After a wonderful vacation (more about that in other posts) I finally turned on my computer and started deleting spam. Among the questionable e-mails was one from someone I didn’t recognize and with a suspicious subject line: Thank You!. If I had a buck for every message caught in my spam catcher with Thank You! as the subject line I’d have a pretty darn thick wallet. For some reason I opened it though – and although I think it might have been written by some one for whom English is not their first language (which gives you pause as you are weighing whether it is spam or not) it was interesting. So I checked to see if the organization mentioned is legit. Apparently it is.
The Social Studies Group is a consumer research group that focuses on social media. Hmmm, consumer research…will their knowledge be used for good or for evil? Will it be used so that companies will produce what we want or so they can sell us what they want us to buy. Still, I’m a sucker for research and they wanted me to take a survey.
Actually it was neater than that. They were doing research on green mom bloggers and apparently this here blog is one of the 300 they had been perusing. It was kind of fun to realize that I was the subject of a research project. I mean, I do research. I collected survey data this winter from about 1300 beekeepers, now the tables were turned.
I took the survey. I’m not sure I was very helpful. The survey said the most important question was what were the URL’s I most often used for blog ideas… I ended up leaving it blank because I hardly ever get blog ideas from other sources (well I guess today is an exception). Occasionally I encounter something in the big wide virtual world that I look into, but mostly you just hear about my bees and my garden and my attempts to buy green, be green, and encourage greenness around me. So, anyway, I left it blank. Some researcher somewhere is rolling her eyes at my reply.
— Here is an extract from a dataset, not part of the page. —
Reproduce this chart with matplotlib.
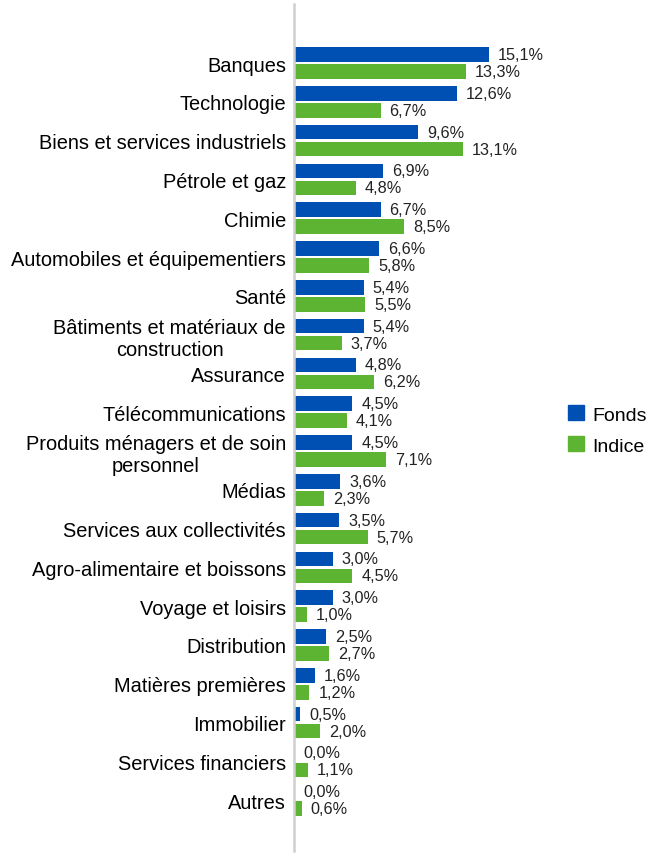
import matplotlib
matplotlib.use("Agg")
import matplotlib.pyplot as plt
import numpy as np
from matplotlib.patches import Patch

plt.rcParams['font.family'] = ['Liberation Sans', 'DejaVu Sans']

categories = [
    "Banques", "Technologie", "Biens et services industriels", "Pétrole et gaz",
    "Chimie", "Automobiles et équipementiers", "Santé",
    "Bâtiments et matériaux de\nconstruction", "Assurance", "Télécommunications",
    "Produits ménagers et de soin\npersonnel", "Médias", "Services aux collectivités",
    "Agro-alimentaire et boissons", "Voyage et loisirs", "Distribution",
    "Matières premières", "Immobilier", "Services financiers", "Autres",
]
fonds = [15.1, 12.6, 9.6, 6.9, 6.7, 6.6, 5.4, 5.4, 4.8, 4.5, 4.5, 3.6, 3.5, 3.0, 3.0, 2.5, 1.6, 0.5, 0.0, 0.0]
indice = [13.3, 6.7, 13.1, 4.8, 8.5, 5.8, 5.5, 3.7, 6.2, 4.1, 7.1, 2.3, 5.7, 4.5, 1.0, 2.7, 1.2, 2.0, 1.1, 0.6]
series_names = ["Fonds", "Indice"]

blue = "#0050B4"
green = "#5DB332"

fig = plt.figure(figsize=(6.6, 8.54), dpi=100)
ax = fig.add_axes([294 / 660, 2 / 854, (560 - 294) / 660, 847 / 854])

y = np.arange(len(categories))
off = 0.219
h = 0.375
ax.barh(y - off, fonds, height=h, color=blue)
ax.barh(y + off, indice, height=h, color=green)

for yi, v in zip(y, fonds):
    ax.annotate(f"{v:.1f}%".replace(".", ","), (v, yi - off), xytext=(6.5, 0),
                textcoords="offset points", va="center", ha="left", fontsize=11.7, color="#222222")
for yi, v in zip(y, indice):
    ax.annotate(f"{v:.1f}%".replace(".", ","), (v, yi + off), xytext=(6.5, 0),
                textcoords="offset points", va="center", ha="left", fontsize=11.7, color="#222222")

ax.set_xlim(0, 20.6)
ax.set_ylim(20.31, -1.521)
ax.set_yticks(y)
ax.set_yticklabels(categories, fontsize=14.4, multialignment="center", linespacing=1.2)
ax.tick_params(axis="y", length=0, pad=5.8)
ax.set_xticks([])
for s in ["top", "right", "bottom"]:
    ax.spines[s].set_visible(False)
ax.spines["left"].set_color("#cfcfcf")
ax.spines["left"].set_linewidth(1.8)
ax.patch.set_alpha(0)

handles = [Patch(color=blue, label=series_names[0]), Patch(color=green, label=series_names[1])]
fig.legend(handles=handles, loc="center left", bbox_to_anchor=(560 / 660, 1 - 431 / 854),
           frameon=False, fontsize=14, handlelength=0.82, handleheight=0.82, handletextpad=0.42,
           labelspacing=0.65, borderaxespad=0, borderpad=0.4)

fig.savefig("out.png", dpi=100)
The Social Studies Group has already created one white paper on Green Moms. This based on reading our blogs. It’s 16 pages of easy reading – but perhaps not everyone is as motivated as I was. Here’s my summary:
They categorize the Green Mom Bloggers into three main groups: Super Greens, Eco-Moderates, and Mainstream Greens. I think I am probably an Eco-Moderate:
They represent a broad group of mothers that is very concerned about the environment, but also with balancing the realities of juggling career, family, home and their desire to live an eco-aware, sustainable life – with limited time, and in many cases, limited resources. They are oftentimes concerned with their family’s consumption, and recognize excess consumption as being central to the conversation on global sustainability.
Super Greens are watchdogs and more radical in their views of the three groups. The Mainstream Greens are “most likely to philosophically align with the concept of green consumerism” looking for the greener version of things they already buy.
They also give special nods to two other subgroups of green moms. Green and Frugal Moms are noted for their focus on personal economy, buying less, conserving more, is recognized as also being good for the environment. Natural Parent/Simple Lifestyle Mamas are also noted because their choices align well with the green choices made by Super Greens and Eco-Moderates.
All in all, the message to businesses is green moms are a force to be reckoned with – ignore us at your own risk.